Jesús, nuevo templo de Dios
Domingo 3º de Cuaresma. Ciclo B
La escena de la expulsión de los mercaderes del templo la cuentan los cuatro evangelios. Pero, como ocurre a menudo, hay algunas diferencias entre ellos.
Preguntas para un concurso
1. ¿Cuándo tuvo lugar dicha escena? ¿Al
comienzo de la vida de Jesús o al final?
2. Esta escena ha sido pintada por numerosos
artistas, entre ellos el Greco. En todas ellas aparece Jesús empuñando un azote
de cordeles. Pero, de los cuatro evangelios, sólo uno menciona dicho azote; en
los otros tres Jesús no recurre a ese tipo de violencia. ¿De qué evangelio se
trata?
3. Sólo un evangelio dice que Jesús prohibió
transportar objetos por la explanada del templo. ¿Cuál?
4. ¿Qué evangelista cuenta la escena de la forma
más breve?
5. ¿Quién la cuenta con más detalle, incluyendo una discusión con las autoridades judías?
Respuestas
1. Juan la sitúa al comienzo de la vida de
Jesús. Mateo, Marcos y Lucas al final, pocos días antes de morir.
2. El único que menciona el azote es Juan.

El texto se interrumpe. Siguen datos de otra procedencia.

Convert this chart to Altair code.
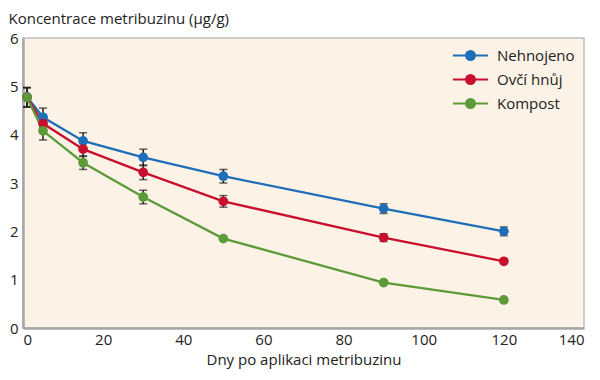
import altair as alt
import pandas as pd

days = [1, 5, 15, 30, 50, 90, 120]
series_names = ["Nehnojeno", "Ovčí hnůj", "Kompost"]
nehnojeno = [4.78, 4.36, 3.87, 3.53, 3.14, 2.47, 2.00]
ovci_hnuj = [4.77, 4.23, 3.70, 3.22, 2.62, 1.87, 1.38]
kompost = [4.77, 4.08, 3.42, 2.71, 1.85, 0.94, 0.58]
err_nehnojeno = [0.20, 0.19, 0.17, 0.17, 0.14, 0.10, 0.09]
err_ovci_hnuj = [0.20, 0.15, 0.15, 0.15, 0.12, 0.08, 0.0]
err_kompost = [0.20, 0.19, 0.14, 0.14, 0.0, 0.0, 0.0]
colors = ["#1f6fb8", "#c8102e", "#5c9a3a"]

rows = []
for name, vals, errs in zip(series_names, [nehnojeno, ovci_hnuj, kompost],
                            [err_nehnojeno, err_ovci_hnuj, err_kompost]):
    for d, v, e in zip(days, vals, errs):
        rows.append({"den": d, "hodnota": v, "serie": name,
                     "lo": v - e, "hi": v + e, "err": e})
df = pd.DataFrame(rows)

FONT = "Open Sans"

xscale = alt.Scale(domain=[0, 140], nice=False, zero=True)
yscale = alt.Scale(domain=[0, 6], nice=False)

color = alt.Color(
    "serie:N",
    scale=alt.Scale(domain=series_names, range=colors),
    sort=series_names,
    legend=alt.Legend(
        title=None, orient="none", legendX=440, legendY=10,
        symbolType="M-4.4,0H4.4M1.1,0A1.1,1.1,0,1,1,-1.1,0A1.1,1.1,0,1,1,1.1,0",
        symbolSize=64, symbolStrokeWidth=2.2, labelOffset=19,
        labelFontSize=15, labelFont=FONT, labelColor="#222", rowPadding=5,
        padding=0,
    ),
)

base = alt.Chart(df)

err = base.transform_filter("datum.err > 0")
rules = err.mark_rule(color="#222", strokeWidth=1.5).encode(
    x=alt.X("den:Q", scale=xscale),
    y=alt.Y("lo:Q", scale=yscale),
    y2="hi:Q",
)
caps_lo = err.mark_tick(color="#222", thickness=1.5, size=8, orient="horizontal").encode(
    x=alt.X("den:Q", scale=xscale), y=alt.Y("lo:Q", scale=yscale))
caps_hi = err.mark_tick(color="#222", thickness=1.5, size=8, orient="horizontal").encode(
    x=alt.X("den:Q", scale=xscale), y=alt.Y("hi:Q", scale=yscale))

lines = base.mark_line(strokeWidth=2.3).encode(
    x=alt.X("den:Q", scale=xscale,
            axis=alt.Axis(title="Dny po aplikaci metribuzinu", values=[0, 20, 40, 60, 80, 100, 120, 140],
                          ticks=False, grid=False, labelPadding=4, titleY=36,
                          titleBaseline="alphabetic")),
    y=alt.Y("hodnota:Q", scale=yscale,
            axis=alt.Axis(title="Koncentrace metribuzinu (µg/g)", values=[0, 1, 2, 3, 4, 5, 6],
                          ticks=False, grid=False, labelPadding=5, titleAngle=0,
                          titleX=-15, titleY=-15, titleAlign="left",
                          titleBaseline="alphabetic")),
    color=color,
    order="den:Q",
)
points = base.mark_circle(size=95, opacity=1).encode(
    x=alt.X("den:Q", scale=xscale),
    y=alt.Y("hodnota:Q", scale=yscale),
    color=alt.Color("serie:N", scale=alt.Scale(domain=series_names, range=colors), legend=None),
)

chart = alt.layer(rules, caps_lo, caps_hi, lines, points).properties(
    width=561, height=290,
    autosize=alt.AutoSizeParams(type="none"),
    padding={"left": 15, "top": 30, "right": 8, "bottom": 46},
    background="white",
).configure_view(
    fill="#fcf2e6", stroke="#bdbdbd", strokeWidth=1.5,
).configure_axis(
    domainColor="#a6a6a6", domainWidth=2.5,
    labelFont=FONT, labelFontSize=15, labelColor="#222",
    titleFont=FONT, titleFontSize=15, titleColor="#222", titleFontWeight="normal",
)

chart.save("out.html", embed_options={"renderer": "svg", "actions": False})
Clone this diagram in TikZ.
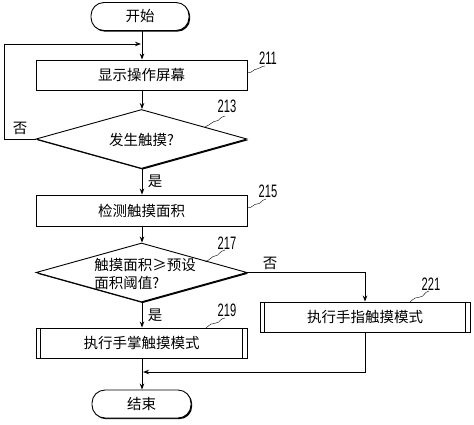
\documentclass[tikz,border=0pt]{standalone}
\usepackage{fontspec}
\setmainfont{Liberation Sans}
\newfontfamily\cjk{Noto Sans CJK SC}
\usetikzlibrary{shapes.geometric,arrows.meta,shadows}
\tikzset{
  base/.style={draw, line width=0.9pt, fill=white, inner sep=0pt,
    drop shadow={shadow xshift=1.2pt, shadow yshift=-1.2pt, fill=black, opacity=1}},
  procbox/.style={base, rectangle, minimum width=211pt, minimum height=30pt},
  termbox/.style={base, rectangle, rounded corners=13pt, minimum width=98pt, minimum height=28pt},
  decbox/.style={base, diamond, minimum width=211pt, minimum height=59pt},
  txt/.style={font=\cjk\fontsize{14.5}{17.5}\selectfont, inner sep=0pt},
  num/.style={inner sep=0pt, font=\fontsize{18}{18}\selectfont},
  conn/.style={line width=0.9pt, -{Stealth[length=6pt,width=4.5pt]}},
  line/.style={line width=0.9pt},
  sq/.style={line width=0.4pt},
}
\newcommand{\numtxt}[1]{\scalebox{0.62}[1]{#1}}
\begin{document}
\begin{tikzpicture}[x=1pt,y=-1pt]
\useasboundingbox (0,0) rectangle (474,424);
% nodes
\node[termbox, txt] (start) at (140,16.5) {开始};
\node[procbox, txt] (b211) at (141.5,75) {显示操作屏幕};
\node[decbox] (d213) at (141.5,139) {};
\node[txt] (t213) at (141.5,140) {发生触摸?};
\node[procbox, txt, minimum height=31pt] (b215) at (141.5,210.5) {检测触摸面积};
\node[decbox] (d217) at (141.5,272.5) {};
\node[txt, align=left] (t217) at (145,274) {触摸面积≥预设\\面积阈值?};
\node[procbox, txt] (b219) at (141.5,343) {执行手掌触摸模式};
\node[procbox, txt, minimum width=210pt] (b221) at (365,317) {执行手指触摸模式};
\node[termbox, txt, minimum width=99pt] (end) at (141.5,404) {结束};
\draw[line] ([xshift=5pt]b219.north west) -- ([xshift=5pt]b219.south west);
\draw[line] ([xshift=-5pt]b219.north east) -- ([xshift=-5pt]b219.south east);
\draw[line] ([xshift=5pt]b221.north west) -- ([xshift=5pt]b221.south west);
\draw[line] ([xshift=-5pt]b221.north east) -- ([xshift=-5pt]b221.south east);
% labels
\node[num] (l211) at (268,58) {\numtxt{211}};
\node[num] (l213) at (227,106) {\numtxt{213}};
\node[num] (l215) at (268,191) {\numtxt{215}};
\node[num] (l217) at (227,243) {\numtxt{217}};
\node[num] (l219) at (227,310) {\numtxt{219}};
\node[num] (l221) at (431,284) {\numtxt{221}};
\node[txt] (no1) at (20,128) {否};
\node[txt] (yes1) at (155,181) {是};
\node[txt] (no2) at (270,263) {否};
\node[txt] (yes2) at (155,315) {是};
% squiggles
\draw[sq] (247,73) .. controls (253,73) and (253,69) .. (257,69) .. controls (261,69) and (260,66) .. (265,66);
\draw[sq] (205,127) .. controls (210,125) and (213,121) .. (216,121) .. controls (220,121) and (219,117) .. (225,116);
\draw[sq] (247,208) .. controls (253,208) and (253,204) .. (257,204) .. controls (261,204) and (261,200) .. (266,199);
\draw[sq] (205,262) .. controls (210,260) and (212,256) .. (215,256) .. controls (219,256) and (219,251) .. (225,250);
\draw[sq] (206,328) .. controls (210,324) and (213,323) .. (216,323) .. controls (220,323) and (220,318) .. (225,318);
\draw[sq] (410,302) .. controls (414,298) and (417,297) .. (420,297) .. controls (424,297) and (424,292) .. (429,291);
% connectors
\coordinate (j1) at (142,44);
\coordinate (j2) at (142,372);
\draw[line] (start.south -| j1) -- (j1);
\draw[conn] (j1) -- (b211.north -| j1);
\draw[conn] (b211.south -| j1) -- (d213.north -| j1);
\draw[conn] (d213.west) -- (4,139) -- (4,44) -- ([xshift=-1pt]j1);
\draw[conn] (d213.south -| j1) -- (b215.north -| j1);
\draw[conn] (b215.south -| j1) -- (d217.north -| j1);
\draw[conn] (d217.east) -| (b221.north);
\draw[conn] (d217.south -| j1) -- (b219.north -| j1);
\draw[line] (b219.south -| j1) -- (j2);
\draw[conn] (j2) -- (end.north -| j1);
\draw[conn] (b221.south) |- ([xshift=1pt]j2);
\end{tikzpicture}
\end{document}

3. Esa prohibición sólo se encuentra en
Marcos.
4. El más breve es Lucas.
5. Juan.
El relato de Juan (Jn 2,13-25)
El concurso anterior no se debe a un capricho. Pretende recordar que los evangelistas no cuentan el hecho histórico tal como ocurrió, sino transmitir un mensaje. Por eso alguno insiste en un detalle, mientras otros lo omiten por no considerarlo adecuado para su auditorio. Lucas, por ejemplo, reduce al mínimo la actitud violenta de Jesús, mientras que Juan la subraya al máximo. El relato de Juan se divide en dos partes: la expulsión de los mercaderes y la breve discusión con los judíos.
Un gesto revolucionario
Se acercaba la Pascua de los judíos, y Jesús subió a
Jerusalén. Y encontró en el templo a los vendedores de bueyes, ovejas y
palomas, y a los cambistas sentados; y, haciendo un azote de cordeles, los echó
a todos del templo, ovejas y bueyes; y a los cambistas les esparció las monedas
y les volcó las mesas; y a los que vendían palomas les dijo:
̶ Quitad
esto de aquí; no convirtáis en un mercado la casa de mi Padre.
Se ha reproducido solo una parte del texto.